**** Data extract ****

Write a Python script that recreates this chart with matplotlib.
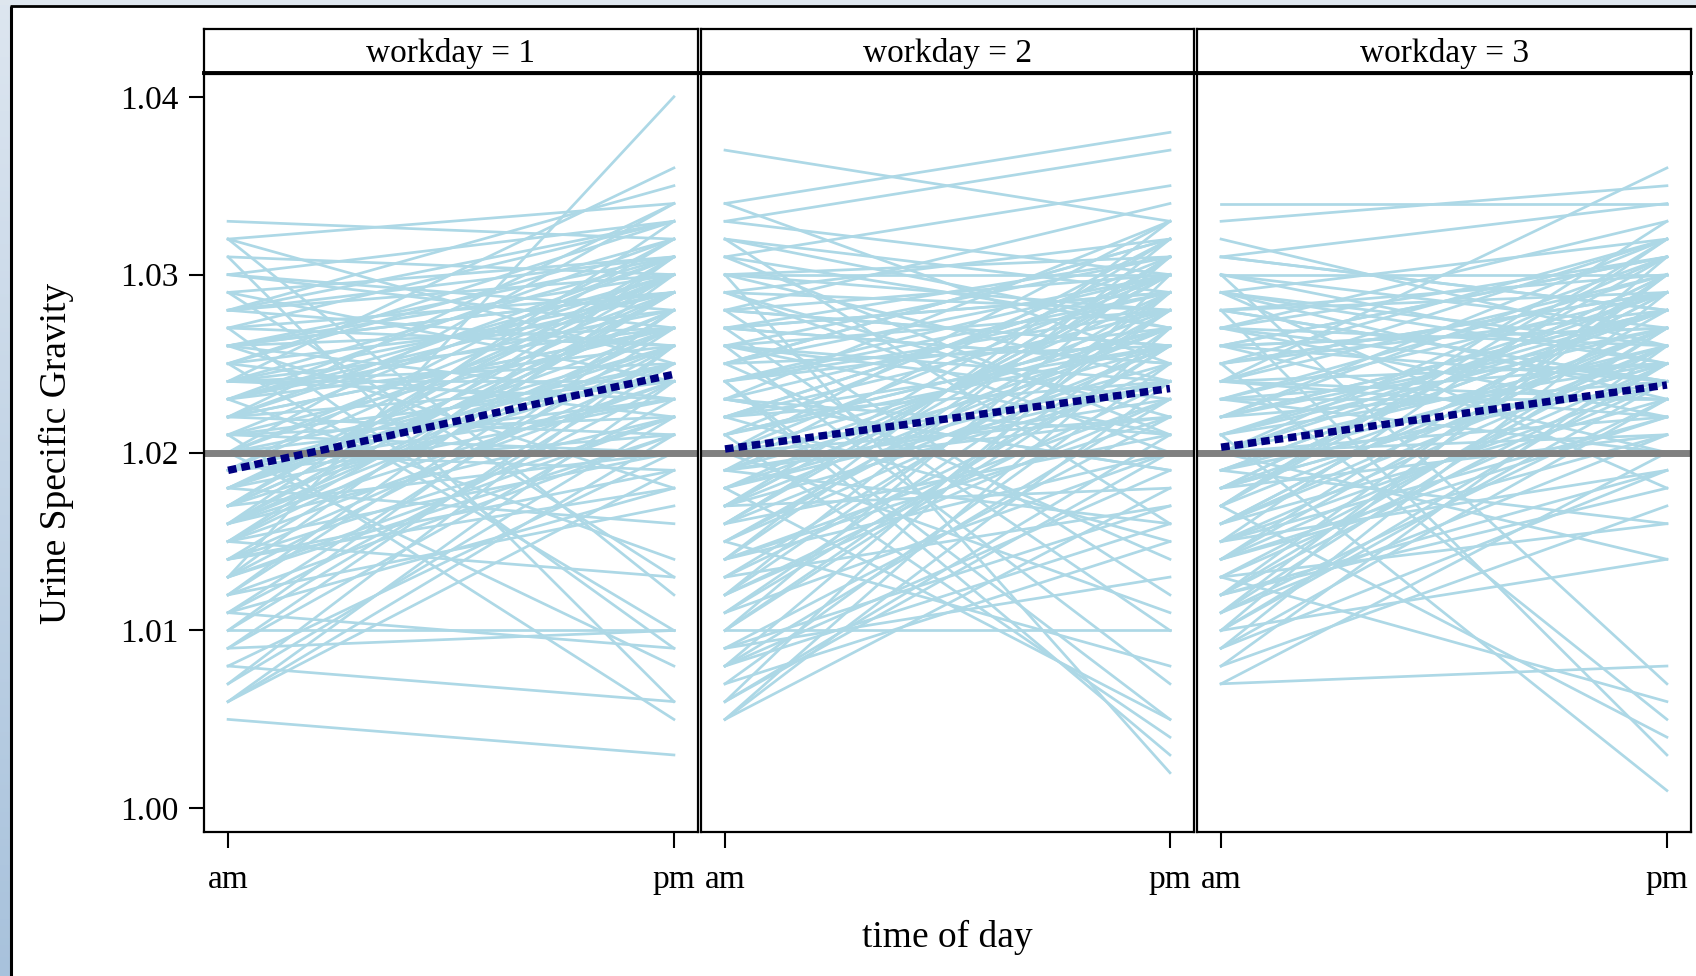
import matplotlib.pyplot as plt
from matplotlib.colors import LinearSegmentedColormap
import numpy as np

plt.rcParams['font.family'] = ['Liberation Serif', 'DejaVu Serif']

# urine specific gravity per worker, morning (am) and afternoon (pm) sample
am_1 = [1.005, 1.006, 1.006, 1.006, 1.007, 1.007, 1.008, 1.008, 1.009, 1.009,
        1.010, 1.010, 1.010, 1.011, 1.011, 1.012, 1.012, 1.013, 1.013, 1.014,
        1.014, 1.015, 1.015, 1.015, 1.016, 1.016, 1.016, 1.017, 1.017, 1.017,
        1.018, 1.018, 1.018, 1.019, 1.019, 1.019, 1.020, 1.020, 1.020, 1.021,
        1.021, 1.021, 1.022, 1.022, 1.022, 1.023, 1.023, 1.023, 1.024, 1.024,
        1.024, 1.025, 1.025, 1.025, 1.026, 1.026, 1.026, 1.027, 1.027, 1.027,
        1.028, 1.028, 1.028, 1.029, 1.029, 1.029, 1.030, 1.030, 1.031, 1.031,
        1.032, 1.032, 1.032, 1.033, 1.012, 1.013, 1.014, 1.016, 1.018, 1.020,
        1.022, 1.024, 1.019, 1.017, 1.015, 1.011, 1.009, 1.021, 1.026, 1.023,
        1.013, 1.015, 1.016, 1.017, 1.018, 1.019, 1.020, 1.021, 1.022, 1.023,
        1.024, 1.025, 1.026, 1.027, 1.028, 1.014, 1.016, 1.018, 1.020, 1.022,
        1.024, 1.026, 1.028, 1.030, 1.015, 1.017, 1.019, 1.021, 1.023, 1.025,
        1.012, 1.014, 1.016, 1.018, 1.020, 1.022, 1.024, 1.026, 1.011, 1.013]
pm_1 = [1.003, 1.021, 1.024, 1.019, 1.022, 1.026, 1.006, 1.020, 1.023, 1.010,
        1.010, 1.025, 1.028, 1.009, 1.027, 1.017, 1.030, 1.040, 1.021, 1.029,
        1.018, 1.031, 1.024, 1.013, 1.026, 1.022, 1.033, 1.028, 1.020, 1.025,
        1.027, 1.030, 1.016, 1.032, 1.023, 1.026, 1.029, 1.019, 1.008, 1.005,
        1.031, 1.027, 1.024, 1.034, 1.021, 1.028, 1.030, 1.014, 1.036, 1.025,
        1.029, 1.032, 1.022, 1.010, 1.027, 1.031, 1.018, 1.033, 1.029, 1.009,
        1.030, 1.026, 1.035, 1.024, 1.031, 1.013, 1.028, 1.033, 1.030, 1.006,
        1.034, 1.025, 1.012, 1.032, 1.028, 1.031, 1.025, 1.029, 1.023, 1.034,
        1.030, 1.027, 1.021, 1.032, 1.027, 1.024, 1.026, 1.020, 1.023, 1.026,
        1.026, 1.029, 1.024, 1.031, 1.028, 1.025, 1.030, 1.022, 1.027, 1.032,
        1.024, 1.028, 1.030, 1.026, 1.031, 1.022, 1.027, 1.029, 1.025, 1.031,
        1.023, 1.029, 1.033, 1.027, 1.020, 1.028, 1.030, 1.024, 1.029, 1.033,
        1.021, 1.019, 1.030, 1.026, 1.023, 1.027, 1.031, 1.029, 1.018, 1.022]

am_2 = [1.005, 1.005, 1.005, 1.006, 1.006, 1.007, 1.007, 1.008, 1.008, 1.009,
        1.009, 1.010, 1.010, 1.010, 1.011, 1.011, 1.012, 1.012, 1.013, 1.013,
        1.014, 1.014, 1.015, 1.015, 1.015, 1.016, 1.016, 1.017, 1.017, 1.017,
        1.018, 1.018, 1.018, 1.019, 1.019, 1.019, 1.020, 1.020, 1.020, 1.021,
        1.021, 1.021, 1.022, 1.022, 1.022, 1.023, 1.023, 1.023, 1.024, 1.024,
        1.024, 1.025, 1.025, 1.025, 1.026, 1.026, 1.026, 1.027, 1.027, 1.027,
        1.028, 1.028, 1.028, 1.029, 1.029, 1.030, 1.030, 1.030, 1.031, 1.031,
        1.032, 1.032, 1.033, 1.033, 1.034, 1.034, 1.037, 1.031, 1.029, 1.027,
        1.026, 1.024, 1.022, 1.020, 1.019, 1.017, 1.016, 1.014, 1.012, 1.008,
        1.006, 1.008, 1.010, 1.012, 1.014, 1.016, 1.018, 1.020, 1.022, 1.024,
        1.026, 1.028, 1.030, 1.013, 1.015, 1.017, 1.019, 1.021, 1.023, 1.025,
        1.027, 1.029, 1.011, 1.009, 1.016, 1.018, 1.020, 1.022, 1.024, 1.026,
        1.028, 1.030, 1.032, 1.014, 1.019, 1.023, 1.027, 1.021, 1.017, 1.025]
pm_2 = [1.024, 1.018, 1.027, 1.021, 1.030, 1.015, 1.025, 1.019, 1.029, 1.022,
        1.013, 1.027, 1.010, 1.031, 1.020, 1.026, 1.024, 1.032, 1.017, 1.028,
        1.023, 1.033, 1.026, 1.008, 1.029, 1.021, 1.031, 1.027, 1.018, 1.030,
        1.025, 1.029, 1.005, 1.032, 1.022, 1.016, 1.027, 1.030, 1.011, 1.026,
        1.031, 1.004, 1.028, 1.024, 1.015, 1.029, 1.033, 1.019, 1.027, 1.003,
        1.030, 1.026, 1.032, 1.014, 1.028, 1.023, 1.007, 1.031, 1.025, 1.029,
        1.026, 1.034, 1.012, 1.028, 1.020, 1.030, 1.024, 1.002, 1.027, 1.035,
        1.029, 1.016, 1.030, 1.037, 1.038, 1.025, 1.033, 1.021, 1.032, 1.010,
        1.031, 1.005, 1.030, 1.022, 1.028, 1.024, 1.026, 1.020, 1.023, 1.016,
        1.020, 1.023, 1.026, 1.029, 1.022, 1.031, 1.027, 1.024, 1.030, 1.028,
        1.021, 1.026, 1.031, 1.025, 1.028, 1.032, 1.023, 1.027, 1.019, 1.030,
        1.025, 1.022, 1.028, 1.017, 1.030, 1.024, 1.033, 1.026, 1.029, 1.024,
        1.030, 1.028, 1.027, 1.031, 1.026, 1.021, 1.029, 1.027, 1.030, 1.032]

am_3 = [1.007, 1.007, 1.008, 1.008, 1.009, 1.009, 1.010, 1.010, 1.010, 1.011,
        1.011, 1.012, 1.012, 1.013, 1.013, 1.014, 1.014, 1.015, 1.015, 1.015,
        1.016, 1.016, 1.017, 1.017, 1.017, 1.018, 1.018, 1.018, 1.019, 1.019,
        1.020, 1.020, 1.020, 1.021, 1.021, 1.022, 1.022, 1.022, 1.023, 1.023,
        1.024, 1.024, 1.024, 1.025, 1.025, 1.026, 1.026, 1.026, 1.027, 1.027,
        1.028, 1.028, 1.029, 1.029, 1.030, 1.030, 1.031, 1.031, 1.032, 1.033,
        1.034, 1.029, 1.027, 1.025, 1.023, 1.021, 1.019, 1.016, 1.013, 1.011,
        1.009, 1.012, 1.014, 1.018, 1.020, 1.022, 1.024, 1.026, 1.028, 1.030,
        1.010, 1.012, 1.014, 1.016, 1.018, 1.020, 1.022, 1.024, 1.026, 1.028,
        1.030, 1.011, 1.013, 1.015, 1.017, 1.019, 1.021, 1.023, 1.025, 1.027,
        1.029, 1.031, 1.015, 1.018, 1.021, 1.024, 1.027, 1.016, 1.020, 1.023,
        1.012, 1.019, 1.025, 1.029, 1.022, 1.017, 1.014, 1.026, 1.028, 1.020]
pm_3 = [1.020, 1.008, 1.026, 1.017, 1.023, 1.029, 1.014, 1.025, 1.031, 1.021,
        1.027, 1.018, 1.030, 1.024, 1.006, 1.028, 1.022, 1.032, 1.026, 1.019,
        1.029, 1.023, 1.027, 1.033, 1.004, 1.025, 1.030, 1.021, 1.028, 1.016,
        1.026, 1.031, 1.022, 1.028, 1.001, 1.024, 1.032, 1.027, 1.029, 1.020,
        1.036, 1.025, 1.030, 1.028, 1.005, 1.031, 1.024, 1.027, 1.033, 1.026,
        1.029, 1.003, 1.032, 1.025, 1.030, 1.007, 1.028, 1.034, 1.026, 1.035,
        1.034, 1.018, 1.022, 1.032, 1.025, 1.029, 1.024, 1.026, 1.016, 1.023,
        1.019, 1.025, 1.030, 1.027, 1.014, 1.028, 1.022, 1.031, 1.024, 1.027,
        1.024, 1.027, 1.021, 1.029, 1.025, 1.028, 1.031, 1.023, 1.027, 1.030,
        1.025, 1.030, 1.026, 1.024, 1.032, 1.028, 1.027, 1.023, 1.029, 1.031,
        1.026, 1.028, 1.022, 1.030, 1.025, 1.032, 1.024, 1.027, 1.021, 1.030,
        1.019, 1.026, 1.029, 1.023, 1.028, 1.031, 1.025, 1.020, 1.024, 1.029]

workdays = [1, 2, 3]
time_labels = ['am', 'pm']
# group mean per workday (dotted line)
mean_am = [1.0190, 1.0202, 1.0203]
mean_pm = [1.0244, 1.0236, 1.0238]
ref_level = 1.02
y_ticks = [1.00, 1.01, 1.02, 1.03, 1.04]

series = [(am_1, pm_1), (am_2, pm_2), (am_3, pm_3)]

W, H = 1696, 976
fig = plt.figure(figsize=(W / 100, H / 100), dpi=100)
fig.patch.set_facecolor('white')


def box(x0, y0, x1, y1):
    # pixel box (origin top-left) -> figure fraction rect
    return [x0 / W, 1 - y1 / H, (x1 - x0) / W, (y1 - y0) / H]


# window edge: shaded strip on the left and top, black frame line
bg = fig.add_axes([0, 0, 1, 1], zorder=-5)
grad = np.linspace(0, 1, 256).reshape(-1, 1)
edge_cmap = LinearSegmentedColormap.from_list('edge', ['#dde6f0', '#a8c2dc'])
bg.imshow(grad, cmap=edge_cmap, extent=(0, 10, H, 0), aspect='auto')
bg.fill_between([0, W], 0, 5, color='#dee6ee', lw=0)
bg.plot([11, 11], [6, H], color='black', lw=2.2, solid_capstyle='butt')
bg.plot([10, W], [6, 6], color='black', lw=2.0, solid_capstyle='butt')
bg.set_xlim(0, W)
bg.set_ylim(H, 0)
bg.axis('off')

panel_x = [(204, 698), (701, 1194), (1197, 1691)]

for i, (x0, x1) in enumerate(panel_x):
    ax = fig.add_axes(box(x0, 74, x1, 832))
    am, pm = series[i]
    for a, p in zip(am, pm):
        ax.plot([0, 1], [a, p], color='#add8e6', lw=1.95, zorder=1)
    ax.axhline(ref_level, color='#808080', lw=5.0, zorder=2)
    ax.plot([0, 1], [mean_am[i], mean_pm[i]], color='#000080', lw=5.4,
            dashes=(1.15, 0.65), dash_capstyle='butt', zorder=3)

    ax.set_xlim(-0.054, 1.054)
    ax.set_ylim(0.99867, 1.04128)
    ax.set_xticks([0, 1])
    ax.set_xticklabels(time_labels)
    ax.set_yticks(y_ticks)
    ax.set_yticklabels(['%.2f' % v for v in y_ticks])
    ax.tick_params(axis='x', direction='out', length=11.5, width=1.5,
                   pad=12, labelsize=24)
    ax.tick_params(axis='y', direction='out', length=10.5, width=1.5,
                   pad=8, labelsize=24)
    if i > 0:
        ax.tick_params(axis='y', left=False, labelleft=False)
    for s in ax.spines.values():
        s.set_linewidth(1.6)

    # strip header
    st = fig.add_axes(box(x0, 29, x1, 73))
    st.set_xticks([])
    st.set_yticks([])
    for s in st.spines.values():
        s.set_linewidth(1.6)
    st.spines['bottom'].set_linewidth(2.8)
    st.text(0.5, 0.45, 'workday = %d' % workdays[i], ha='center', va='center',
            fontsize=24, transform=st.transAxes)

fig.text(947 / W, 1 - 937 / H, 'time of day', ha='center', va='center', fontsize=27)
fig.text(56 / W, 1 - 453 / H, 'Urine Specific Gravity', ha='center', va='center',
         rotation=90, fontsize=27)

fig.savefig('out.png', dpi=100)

****

Work to be completed -> Skip the pictures, please, and transcribe only the lines from the beginning of the material through the one that contains "1.029, 1.018, 1.022]".

Result ->
Write a Python script that recreates this chart with matplotlib.
import matplotlib.pyplot as plt
from matplotlib.colors import LinearSegmentedColormap
import numpy as np

plt.rcParams['font.family'] = ['Liberation Serif', 'DejaVu Serif']

# urine specific gravity per worker, morning (am) and afternoon (pm) sample
am_1 = [1.005, 1.006, 1.006, 1.006, 1.007, 1.007, 1.008, 1.008, 1.009, 1.009,
        1.010, 1.010, 1.010, 1.011, 1.011, 1.012, 1.012, 1.013, 1.013, 1.014,
        1.014, 1.015, 1.015, 1.015, 1.016, 1.016, 1.016, 1.017, 1.017, 1.017,
        1.018, 1.018, 1.018, 1.019, 1.019, 1.019, 1.020, 1.020, 1.020, 1.021,
        1.021, 1.021, 1.022, 1.022, 1.022, 1.023, 1.023, 1.023, 1.024, 1.024,
        1.024, 1.025, 1.025, 1.025, 1.026, 1.026, 1.026, 1.027, 1.027, 1.027,
        1.028, 1.028, 1.028, 1.029, 1.029, 1.029, 1.030, 1.030, 1.031, 1.031,
        1.032, 1.032, 1.032, 1.033, 1.012, 1.013, 1.014, 1.016, 1.018, 1.020,
        1.022, 1.024, 1.019, 1.017, 1.015, 1.011, 1.009, 1.021, 1.026, 1.023,
        1.013, 1.015, 1.016, 1.017, 1.018, 1.019, 1.020, 1.021, 1.022, 1.023,
        1.024, 1.025, 1.026, 1.027, 1.028, 1.014, 1.016, 1.018, 1.020, 1.022,
        1.024, 1.026, 1.028, 1.030, 1.015, 1.017, 1.019, 1.021, 1.023, 1.025,
        1.012, 1.014, 1.016, 1.018, 1.020, 1.022, 1.024, 1.026, 1.011, 1.013]
pm_1 = [1.003, 1.021, 1.024, 1.019, 1.022, 1.026, 1.006, 1.020, 1.023, 1.010,
        1.010, 1.025, 1.028, 1.009, 1.027, 1.017, 1.030, 1.040, 1.021, 1.029,
        1.018, 1.031, 1.024, 1.013, 1.026, 1.022, 1.033, 1.028, 1.020, 1.025,
        1.027, 1.030, 1.016, 1.032, 1.023, 1.026, 1.029, 1.019, 1.008, 1.005,
        1.031, 1.027, 1.024, 1.034, 1.021, 1.028, 1.030, 1.014, 1.036, 1.025,
        1.029, 1.032, 1.022, 1.010, 1.027, 1.031, 1.018, 1.033, 1.029, 1.009,
        1.030, 1.026, 1.035, 1.024, 1.031, 1.013, 1.028, 1.033, 1.030, 1.006,
        1.034, 1.025, 1.012, 1.032, 1.028, 1.031, 1.025, 1.029, 1.023, 1.034,
        1.030, 1.027, 1.021, 1.032, 1.027, 1.024, 1.026, 1.020, 1.023, 1.026,
        1.026, 1.029, 1.024, 1.031, 1.028, 1.025, 1.030, 1.022, 1.027, 1.032,
        1.024, 1.028, 1.030, 1.026, 1.031, 1.022, 1.027, 1.029, 1.025, 1.031,
        1.023, 1.029, 1.033, 1.027, 1.020, 1.028, 1.030, 1.024, 1.029, 1.033,
        1.021, 1.019, 1.030, 1.026, 1.023, 1.027, 1.031, 1.029, 1.018, 1.022]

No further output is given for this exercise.